**THE TASK**:
Leaving the pictures aside, transcribe every line below exactly.

---------- SOURCE MATERIAL

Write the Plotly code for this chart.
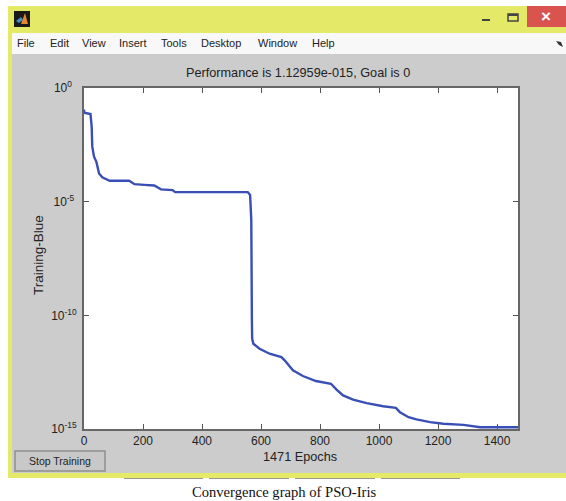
import plotly.graph_objects as go

# Training curve: epoch and log10(performance)
epochs = [0, 1, 22, 26, 28, 34, 42, 51, 62, 87, 153, 171, 204, 238, 261, 300, 309, 555, 563, 567,
          569, 570, 574, 595, 629, 669, 680, 708, 742, 786, 837, 856, 878, 912, 958, 1014, 1057,
          1071, 1100, 1127, 1173, 1218, 1286, 1343, 1471]
log_perf = [-0.95, -1.09, -1.145, -1.70, -2.58, -3.02, -3.25, -3.76, -3.93, -4.08, -4.08, -4.23, -4.26,
            -4.29, -4.46, -4.49, -4.58, -4.58, -4.71, -5.81,
            -10.22, -11.03, -11.25, -11.47, -11.69, -11.84, -11.98, -12.42, -12.67, -12.89, -13.01,
            -13.27, -13.52, -13.71, -13.86, -14.0, -14.07, -14.26, -14.48, -14.58, -14.70, -14.77,
            -14.82, -14.92, -14.92]
perf = [10 ** v for v in log_perf]

x_ticks = [0, 200, 400, 600, 800, 1000, 1200, 1400]
y_ticks = [1, 1e-5, 1e-10, 1e-15]
y_tick_labels = ["10<sup>0</sup>", "10<sup>-5</sup>", "10<sup>-10</sup>", "10<sup>-15</sup>"]
y_tick_pads = ["&nbsp;&nbsp;", "&nbsp;", "", ""]
menu_items = [("File", 26), ("Edit", 59), ("View", 94), ("Insert", 133), ("Tools", 174),
              ("Desktop", 221), ("Window", 277), ("Help", 323)]

W, H = 566, 501
L, R, T, B = 84, 518, 88, 429


def px(x):
    return (x - L) / (R - L)


def py(y):
    return (B - y) / (B - T)


def rect(x0, y0, x1, y1, fill, line=None, width=0):
    return dict(type="rect", xref="paper", yref="paper", layer="below",
                x0=px(x0), x1=px(x1), y0=py(y0), y1=py(y1), fillcolor=fill,
                line=dict(color=line or fill, width=width))


def poly(points, fill):
    path = "M " + " L ".join(f"{px(x)} {py(y)}" for x, y in points) + " Z"
    return dict(type="path", xref="paper", yref="paper", layer="below", path=path,
                fillcolor=fill, line=dict(width=0))


def text(x, y, s, size=11, color="#222222", family="Liberation Sans", angle=0):
    return dict(xref="paper", yref="paper", x=px(x), y=py(y), text=s, showarrow=False,
                xanchor="center", yanchor="middle", textangle=angle,
                font=dict(size=size, color=color, family=family))


shapes = [
    rect(8, 6, 566, 478, "#e4e968"),
    rect(124, 478, 203, 479, "#9a9a9a"),
    rect(209, 478, 289, 479, "#9a9a9a"),
    rect(295, 478, 375, 479, "#9a9a9a"),
    rect(381, 478, 460, 479, "#9a9a9a"),
    rect(12, 33, 566, 54, "#f8f8f8"),
    rect(12, 54, 566, 473, "#cccccc"),
    rect(527, 6, 566, 27, "#d9534f"),
    rect(14, 11, 30, 27, "#1a1a1a"),
    poly([(16, 21), (21, 17), (23, 20), (19, 23)], "#3f8fc4"),
    poly([(21, 24), (25, 13), (28, 24)], "#e8862a"),
    rect(482, 19, 490, 21, "#444444"),
    rect(508, 14, 518, 21, "#e4e968", "#444444", 1.5),
    rect(508, 14, 518, 16, "#444444"),
    poly([(556, 41), (561, 42), (563, 47), (559, 45)], "#333333"),
    rect(15, 451, 105, 471, "#c8c8c8", "#8e8e8e", 1.5),
    rect(L, T, R, B, "#ffffff"),
]

annotations = [text(x, 43, s, 11) for s, x in menu_items]
annotations += [
    text(546, 17, "<b>×</b>", 17, "#ffffff"),
    text(298, 73, "Performance is 1.12959e-015, Goal is 0", 12.7),
    text(300, 457, "1471 Epochs", 12.7),
    text(38, 255, "Training-Blue", 13.5, angle=-90),
    text(60, 461, "Stop Training", 10.5),
    text(284, 492, "Convergence graph of PSO-Iris", 14.6, "#111111", "Liberation Serif"),
]

fig = go.Figure(go.Scatter(x=epochs, y=perf, mode="lines", line=dict(color="#3a4fb5", width=2.4),
                           hoverinfo="skip"))
axis_style = dict(showgrid=False, zeroline=False, ticks="inside", ticklen=5, tickwidth=1,
                  tickcolor="#555555", showline=True, linecolor="#666666", linewidth=2,
                  mirror="ticks", tickfont=dict(size=12, color="#222222", family="Liberation Sans"))
fig.update_xaxes(range=[0, 1471], tickmode="array", tickvals=x_ticks, **axis_style)
fig.update_yaxes(type="log", range=[-15, 0], tickmode="array", tickvals=y_ticks,
                 ticktext=[a + f"<sup>{b}</sup>" for a, b in zip(y_tick_labels, y_tick_pads)],
                 ticklabelstandoff=3, **axis_style)
fig.update_layout(width=W, height=H, autosize=False, showlegend=False,
                  margin=dict(l=L, r=W - R, t=T, b=H - B, pad=0),
                  paper_bgcolor="#ffffff", plot_bgcolor="#ffffff",
                  shapes=shapes, annotations=annotations)
fig.write_html("out.html", config=dict(displayModeBar=False),
               post_script="document.body.style.margin='0';")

--------------------

**FULL ANSWER**:
Write the Plotly code for this chart.
import plotly.graph_objects as go

# Training curve: epoch and log10(performance)
epochs = [0, 1, 22, 26, 28, 34, 42, 51, 62, 87, 153, 171, 204, 238, 261, 300, 309, 555, 563, 567,
          569, 570, 574, 595, 629, 669, 680, 708, 742, 786, 837, 856, 878, 912, 958, 1014, 1057,
          1071, 1100, 1127, 1173, 1218, 1286, 1343, 1471]
log_perf = [-0.95, -1.09, -1.145, -1.70, -2.58, -3.02, -3.25, -3.76, -3.93, -4.08, -4.08, -4.23, -4.26,
            -4.29, -4.46, -4.49, -4.58, -4.58, -4.71, -5.81,
            -10.22, -11.03, -11.25, -11.47, -11.69, -11.84, -11.98, -12.42, -12.67, -12.89, -13.01,
            -13.27, -13.52, -13.71, -13.86, -14.0, -14.07, -14.26, -14.48, -14.58, -14.70, -14.77,
            -14.82, -14.92, -14.92]
perf = [10 ** v for v in log_perf]

x_ticks = [0, 200, 400, 600, 800, 1000, 1200, 1400]
y_ticks = [1, 1e-5, 1e-10, 1e-15]
y_tick_labels = ["10<sup>0</sup>", "10<sup>-5</sup>", "10<sup>-10</sup>", "10<sup>-15</sup>"]
y_tick_pads = ["&nbsp;&nbsp;", "&nbsp;", "", ""]
menu_items = [("File", 26), ("Edit", 59), ("View", 94), ("Insert", 133), ("Tools", 174),
              ("Desktop", 221), ("Window", 277), ("Help", 323)]

W, H = 566, 501
L, R, T, B = 84, 518, 88, 429


def px(x):
    return (x - L) / (R - L)


def py(y):
    return (B - y) / (B - T)


def rect(x0, y0, x1, y1, fill, line=None, width=0):
    return dict(type="rect", xref="paper", yref="paper", layer="below",
                x0=px(x0), x1=px(x1), y0=py(y0), y1=py(y1), fillcolor=fill,
                line=dict(color=line or fill, width=width))


def poly(points, fill):
    path = "M " + " L ".join(f"{px(x)} {py(y)}" for x, y in points) + " Z"
    return dict(type="path", xref="paper", yref="paper", layer="below", path=path,
                fillcolor=fill, line=dict(width=0))


def text(x, y, s, size=11, color="#222222", family="Liberation Sans", angle=0):
    return dict(xref="paper", yref="paper", x=px(x), y=py(y), text=s, showarrow=False,
                xanchor="center", yanchor="middle", textangle=angle,
                font=dict(size=size, color=color, family=family))


shapes = [
    rect(8, 6, 566, 478, "#e4e968"),
    rect(124, 478, 203, 479, "#9a9a9a"),
    rect(209, 478, 289, 479, "#9a9a9a"),
    rect(295, 478, 375, 479, "#9a9a9a"),
    rect(381, 478, 460, 479, "#9a9a9a"),
    rect(12, 33, 566, 54, "#f8f8f8"),
    rect(12, 54, 566, 473, "#cccccc"),
    rect(527, 6, 566, 27, "#d9534f"),
    rect(14, 11, 30, 27, "#1a1a1a"),
    poly([(16, 21), (21, 17), (23, 20), (19, 23)], "#3f8fc4"),
    poly([(21, 24), (25, 13), (28, 24)], "#e8862a"),
    rect(482, 19, 490, 21, "#444444"),
    rect(508, 14, 518, 21, "#e4e968", "#444444", 1.5),
    rect(508, 14, 518, 16, "#444444"),
    poly([(556, 41), (561, 42), (563, 47), (559, 45)], "#333333"),
    rect(15, 451, 105, 471, "#c8c8c8", "#8e8e8e", 1.5),
    rect(L, T, R, B, "#ffffff"),
]

annotations = [text(x, 43, s, 11) for s, x in menu_items]
annotations += [
    text(546, 17, "<b>×</b>", 17, "#ffffff"),
    text(298, 73, "Performance is 1.12959e-015, Goal is 0", 12.7),
    text(300, 457, "1471 Epochs", 12.7),
    text(38, 255, "Training-Blue", 13.5, angle=-90),
    text(60, 461, "Stop Training", 10.5),
    text(284, 492, "Convergence graph of PSO-Iris", 14.6, "#111111", "Liberation Serif"),
]

fig = go.Figure(go.Scatter(x=epochs, y=perf, mode="lines", line=dict(color="#3a4fb5", width=2.4),
                           hoverinfo="skip"))
axis_style = dict(showgrid=False, zeroline=False, ticks="inside", ticklen=5, tickwidth=1,
                  tickcolor="#555555", showline=True, linecolor="#666666", linewidth=2,
                  mirror="ticks", tickfont=dict(size=12, color="#222222", family="Liberation Sans"))
fig.update_xaxes(range=[0, 1471], tickmode="array", tickvals=x_ticks, **axis_style)
fig.update_yaxes(type="log", range=[-15, 0], tickmode="array", tickvals=y_ticks,
                 ticktext=[a + f"<sup>{b}</sup>" for a, b in zip(y_tick_labels, y_tick_pads)],
                 ticklabelstandoff=3, **axis_style)
fig.update_layout(width=W, height=H, autosize=False, showlegend=False,
                  margin=dict(l=L, r=W - R, t=T, b=H - B, pad=0),
                  paper_bgcolor="#ffffff", plot_bgcolor="#ffffff",
                  shapes=shapes, annotations=annotations)
fig.write_html("out.html", config=dict(displayModeBar=False),
               post_script="document.body.style.margin='0';")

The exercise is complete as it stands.